▶ Extracted information

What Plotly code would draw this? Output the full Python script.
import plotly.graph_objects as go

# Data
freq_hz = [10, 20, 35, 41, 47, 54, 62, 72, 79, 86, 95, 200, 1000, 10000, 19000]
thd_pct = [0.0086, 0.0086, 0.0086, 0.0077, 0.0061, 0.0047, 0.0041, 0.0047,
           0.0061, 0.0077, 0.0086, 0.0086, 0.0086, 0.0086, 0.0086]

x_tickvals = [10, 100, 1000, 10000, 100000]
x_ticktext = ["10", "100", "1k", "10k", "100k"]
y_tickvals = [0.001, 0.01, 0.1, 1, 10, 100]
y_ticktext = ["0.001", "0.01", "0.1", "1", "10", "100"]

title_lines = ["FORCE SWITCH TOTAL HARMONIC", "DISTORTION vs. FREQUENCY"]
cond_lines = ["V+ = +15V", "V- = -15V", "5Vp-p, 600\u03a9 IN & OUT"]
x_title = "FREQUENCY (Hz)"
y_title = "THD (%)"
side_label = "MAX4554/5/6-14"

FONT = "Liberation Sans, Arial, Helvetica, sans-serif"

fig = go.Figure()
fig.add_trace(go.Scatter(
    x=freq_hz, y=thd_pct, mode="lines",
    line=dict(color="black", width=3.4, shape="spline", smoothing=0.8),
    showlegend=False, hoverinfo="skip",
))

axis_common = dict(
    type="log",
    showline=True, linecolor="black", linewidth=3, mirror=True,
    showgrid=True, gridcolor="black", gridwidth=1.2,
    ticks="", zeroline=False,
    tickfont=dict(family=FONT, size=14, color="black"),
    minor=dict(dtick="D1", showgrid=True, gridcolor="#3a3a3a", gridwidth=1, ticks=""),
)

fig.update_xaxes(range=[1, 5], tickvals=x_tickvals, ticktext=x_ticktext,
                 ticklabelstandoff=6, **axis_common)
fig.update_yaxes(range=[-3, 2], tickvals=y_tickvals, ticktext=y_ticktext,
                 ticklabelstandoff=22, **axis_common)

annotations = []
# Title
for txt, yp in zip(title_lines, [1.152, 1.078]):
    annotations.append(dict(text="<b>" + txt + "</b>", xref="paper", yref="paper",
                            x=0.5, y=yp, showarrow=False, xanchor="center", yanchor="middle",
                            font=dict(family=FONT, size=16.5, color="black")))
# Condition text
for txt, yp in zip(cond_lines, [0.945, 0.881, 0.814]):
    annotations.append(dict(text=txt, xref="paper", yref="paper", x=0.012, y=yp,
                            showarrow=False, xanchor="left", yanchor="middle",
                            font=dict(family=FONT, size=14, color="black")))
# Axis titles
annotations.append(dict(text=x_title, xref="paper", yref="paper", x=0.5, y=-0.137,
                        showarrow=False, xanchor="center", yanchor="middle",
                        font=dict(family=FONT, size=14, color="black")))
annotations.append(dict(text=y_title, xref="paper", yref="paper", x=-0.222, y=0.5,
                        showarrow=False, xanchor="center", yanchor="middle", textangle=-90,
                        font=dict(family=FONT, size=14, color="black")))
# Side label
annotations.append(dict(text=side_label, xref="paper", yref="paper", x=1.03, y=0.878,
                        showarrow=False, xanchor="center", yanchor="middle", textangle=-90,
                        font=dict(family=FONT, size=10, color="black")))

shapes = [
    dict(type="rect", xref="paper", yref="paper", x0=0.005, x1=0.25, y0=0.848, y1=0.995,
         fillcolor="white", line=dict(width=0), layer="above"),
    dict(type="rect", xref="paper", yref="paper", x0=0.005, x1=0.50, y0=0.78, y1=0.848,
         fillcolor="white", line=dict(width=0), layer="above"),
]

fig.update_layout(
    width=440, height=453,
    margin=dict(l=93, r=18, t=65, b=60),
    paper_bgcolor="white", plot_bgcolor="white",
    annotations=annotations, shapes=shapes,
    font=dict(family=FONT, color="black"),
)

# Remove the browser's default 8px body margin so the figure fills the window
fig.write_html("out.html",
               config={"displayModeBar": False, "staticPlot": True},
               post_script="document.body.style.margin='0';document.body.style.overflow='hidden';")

--

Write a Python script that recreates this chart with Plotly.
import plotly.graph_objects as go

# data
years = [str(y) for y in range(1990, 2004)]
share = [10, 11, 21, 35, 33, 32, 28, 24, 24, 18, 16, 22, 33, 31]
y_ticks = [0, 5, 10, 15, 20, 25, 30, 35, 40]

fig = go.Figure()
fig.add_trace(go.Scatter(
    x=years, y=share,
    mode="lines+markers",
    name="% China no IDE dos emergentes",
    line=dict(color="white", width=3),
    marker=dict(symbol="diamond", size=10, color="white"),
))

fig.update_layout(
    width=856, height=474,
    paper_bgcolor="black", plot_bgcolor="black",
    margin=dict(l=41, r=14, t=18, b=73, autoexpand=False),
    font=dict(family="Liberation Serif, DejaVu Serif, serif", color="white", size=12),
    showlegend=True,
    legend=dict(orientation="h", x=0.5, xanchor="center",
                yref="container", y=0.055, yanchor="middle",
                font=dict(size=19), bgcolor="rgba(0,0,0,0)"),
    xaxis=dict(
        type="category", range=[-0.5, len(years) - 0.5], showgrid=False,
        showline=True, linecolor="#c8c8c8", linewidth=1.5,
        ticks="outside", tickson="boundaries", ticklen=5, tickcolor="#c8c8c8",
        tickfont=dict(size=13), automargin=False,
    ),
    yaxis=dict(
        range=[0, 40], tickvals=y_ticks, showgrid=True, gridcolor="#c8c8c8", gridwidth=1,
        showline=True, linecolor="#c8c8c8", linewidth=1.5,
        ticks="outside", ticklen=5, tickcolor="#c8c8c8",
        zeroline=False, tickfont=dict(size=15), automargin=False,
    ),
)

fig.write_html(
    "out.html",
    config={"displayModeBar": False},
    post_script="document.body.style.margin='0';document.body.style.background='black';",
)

▶ Task brief
Extract the lines from the line with "What Plotly code" to the line with "ticklabelstandoff=22, **axis_common)", inclusive, reproducing them exactly and leaving out every other line.

▶ Answer
What Plotly code would draw this? Output the full Python script.
import plotly.graph_objects as go

# Data
freq_hz = [10, 20, 35, 41, 47, 54, 62, 72, 79, 86, 95, 200, 1000, 10000, 19000]
thd_pct = [0.0086, 0.0086, 0.0086, 0.0077, 0.0061, 0.0047, 0.0041, 0.0047,
           0.0061, 0.0077, 0.0086, 0.0086, 0.0086, 0.0086, 0.0086]

x_tickvals = [10, 100, 1000, 10000, 100000]
x_ticktext = ["10", "100", "1k", "10k", "100k"]
y_tickvals = [0.001, 0.01, 0.1, 1, 10, 100]
y_ticktext = ["0.001", "0.01", "0.1", "1", "10", "100"]

title_lines = ["FORCE SWITCH TOTAL HARMONIC", "DISTORTION vs. FREQUENCY"]
cond_lines = ["V+ = +15V", "V- = -15V", "5Vp-p, 600\u03a9 IN & OUT"]
x_title = "FREQUENCY (Hz)"
y_title = "THD (%)"
side_label = "MAX4554/5/6-14"

FONT = "Liberation Sans, Arial, Helvetica, sans-serif"

fig = go.Figure()
fig.add_trace(go.Scatter(
    x=freq_hz, y=thd_pct, mode="lines",
    line=dict(color="black", width=3.4, shape="spline", smoothing=0.8),
    showlegend=False, hoverinfo="skip",
))

axis_common = dict(
    type="log",
    showline=True, linecolor="black", linewidth=3, mirror=True,
    showgrid=True, gridcolor="black", gridwidth=1.2,
    ticks="", zeroline=False,
    tickfont=dict(family=FONT, size=14, color="black"),
    minor=dict(dtick="D1", showgrid=True, gridcolor="#3a3a3a", gridwidth=1, ticks=""),
)

fig.update_xaxes(range=[1, 5], tickvals=x_tickvals, ticktext=x_ticktext,
                 ticklabelstandoff=6, **axis_common)
fig.update_yaxes(range=[-3, 2], tickvals=y_tickvals, ticktext=y_ticktext,
                 ticklabelstandoff=22, **axis_common)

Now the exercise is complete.